A priest of the Church of England, Robert Hawker, revived something of the ancient Lammas tradition in his little parish of Morwenstow in Cornwall. Hawker was a highly colourful figure in more senses than one. He dressed in a deep red coloured coat, a blue fisherman’s jersey, long sea-boots, a pink brimless hat and a poncho made from a yellow horse blanket.
In 1843 he introduced the first ever Harvest Festival service, inviting his parishioners to give thanks to God for a plentiful yield from the land. He moved the service from the traditional beginning of harvest, 1st August, to its end – 1st October, which is why Harvest Festival is now always at either the end of September or the beginning of October.
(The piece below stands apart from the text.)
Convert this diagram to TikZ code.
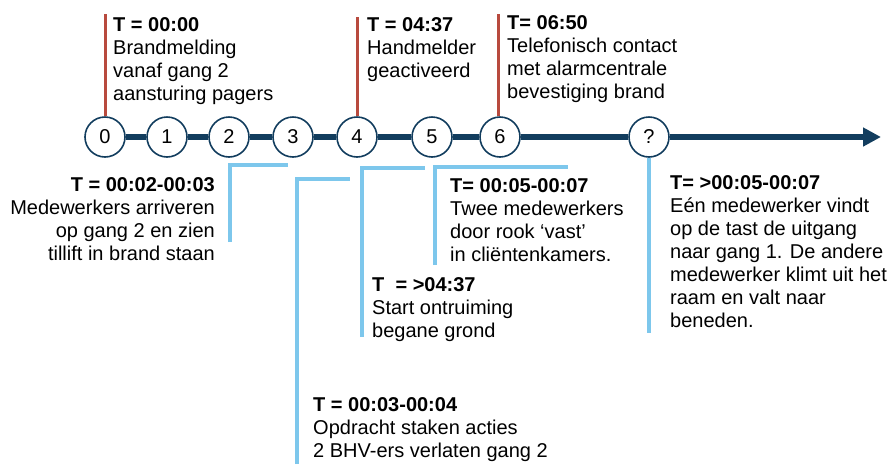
\documentclass[tikz,border=0pt]{standalone}
\usepackage{fontspec}
\setmainfont{Liberation Sans}
\usetikzlibrary{arrows.meta}
\definecolor{navy}{HTML}{123D5E}
\definecolor{skyline}{HTML}{7DC7EC}
\definecolor{redline}{HTML}{B84A3E}
\begin{document}
\begin{tikzpicture}[x=1pt,y=-1pt,
  evt/.style={circle,draw=navy,line width=1.6pt,fill=white,minimum size=40pt,inner sep=0pt,font=\fontsize{20}{23}\selectfont},
  txt/.style={inner sep=0pt,align=left,font=\fontsize{20}{23}\selectfont,anchor=north west},
  axis/.style={navy,line width=6.5pt},
  redmark/.style={redline,line width=3pt},
  bluemark/.style={skyline,line width=4pt}]
\useasboundingbox (0,0) rectangle (891,464);

% event circles
\node[evt] (c0) at (105,137) {0};
\node[evt] (c1) at (167,137) {1};
\node[evt] (c2) at (229,137) {2};
\node[evt] (c3) at (293,137) {3};
\node[evt] (c4) at (357,137) {4};
\node[evt] (c5) at (432,137) {5};
\node[evt] (c6) at (500,137) {6};
\node[evt] (cq) at (649,137) {?};
\coordinate (tip) at (881,137);

% axis
\draw[axis] (c0.east) -- (c1.west);
\draw[axis] (c1.east) -- (c2.west);
\draw[axis] (c2.east) -- (c3.west);
\draw[axis] (c3.east) -- (c4.west);
\draw[axis] (c4.east) -- (c5.west);
\draw[axis] (c5.east) -- (c6.west);
\draw[axis] (c6.east) -- (cq.west);
\draw[axis,-{Triangle[length=18pt,width=18pt]}] (cq.east) -- (tip);

% red markers above
\coordinate (r0) at (105,14);
\coordinate (r4) at (357,17);
\coordinate (r6) at (498,14);
\draw[redmark] (r0) -- (c0.north);
\draw[redmark] (r4) -- (c4.north);
\draw[redmark] (r6) -- (c6.north -| r6);

\node[txt] (t0) at (113,17.5) {\textbf{T = 00:00}\\Brandmelding\\vanaf gang 2\\aansturing pagers};
\node[txt] (t4) at (367,17.5) {\textbf{T = 04:37}\\Handmelder\\geactiveerd};
\node[txt] (t6) at (507,15.5) {\textbf{T= 06:50}\\Telefonisch contact\\met alarmcentrale\\bevestiging brand};

% blue brackets below
\coordinate (a1) at (230,242); \coordinate (a2) at (230,165); \coordinate (a3) at (288,165);
\draw[bluemark] (a1) -- (a2) -- (a3);
\node[txt,anchor=north east,align=right] (ta) at (215,177.5) {\textbf{T = 00:02-00:03}\\Medewerkers arriveren\\op gang 2 en zien\\tillift in brand staan};

\coordinate (b1) at (297,464); \coordinate (b2) at (297,179); \coordinate (b3) at (350,179);
\draw[bluemark] (b1) -- (b2) -- (b3);
\node[txt] (tb) at (313,397.5) {\textbf{T = 00:03-00:04}\\Opdracht staken acties\\2 BHV-ers verlaten gang 2};

\coordinate (d1) at (362,337); \coordinate (d2) at (362,168); \coordinate (d3) at (425,168);
\draw[bluemark] (d1) -- (d2) -- (d3);
\node[txt] (td) at (372,277.5) {\textbf{T\ \ = >04:37}\\Start ontruiming\\begane grond};

\coordinate (e1) at (435,265); \coordinate (e2) at (435,167); \coordinate (e3) at (568,167);
\draw[bluemark] (e1) -- (e2) -- (e3);
\node[txt] (te) at (450,178.5) {\textbf{T= 00:05-00:07}\\Twee medewerkers\\door rook ‘vast’\\in cliëntenkamers.};

\coordinate (q1) at (649,333);
\draw[bluemark] (cq.south) -- (q1);
\node[txt] (tq) at (670,175.5) {\textbf{T= >00:05-00:07}\\Eén medewerker vindt\\op de tast de uitgang\\naar gang 1. De andere\\medewerker klimt uit het\\raam en valt naar\\beneden.};
\end{tikzpicture}
\end{document}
From that remote Cornish parish the custom rapidly spread until nearly every church of nearly every denomination in nearly every part of the country had to have its harvest festival.  
And still the harvest loaf is an essential part of it all. It is ornamental rather than functional. But it is still a reminder of the centrality of bread to so many cultures, and our reliance upon it.

 Laury and Izzy spent Saturday afternoon at The Rectory learning how to make a harvest loaf. But first, they had to learn to make hedgehogs by shaping the dough and cutting the spines with scissors. While these baked in the oven, we set about making the harvest loaf complete with mouse.  There was a lot of concentration and hard work  (and quite a lot of fun!) It is lovely to be able to share these skills and hopefully we will have a few more people ready to make the harvest loaf - or loaves, for our harvest festivals next year!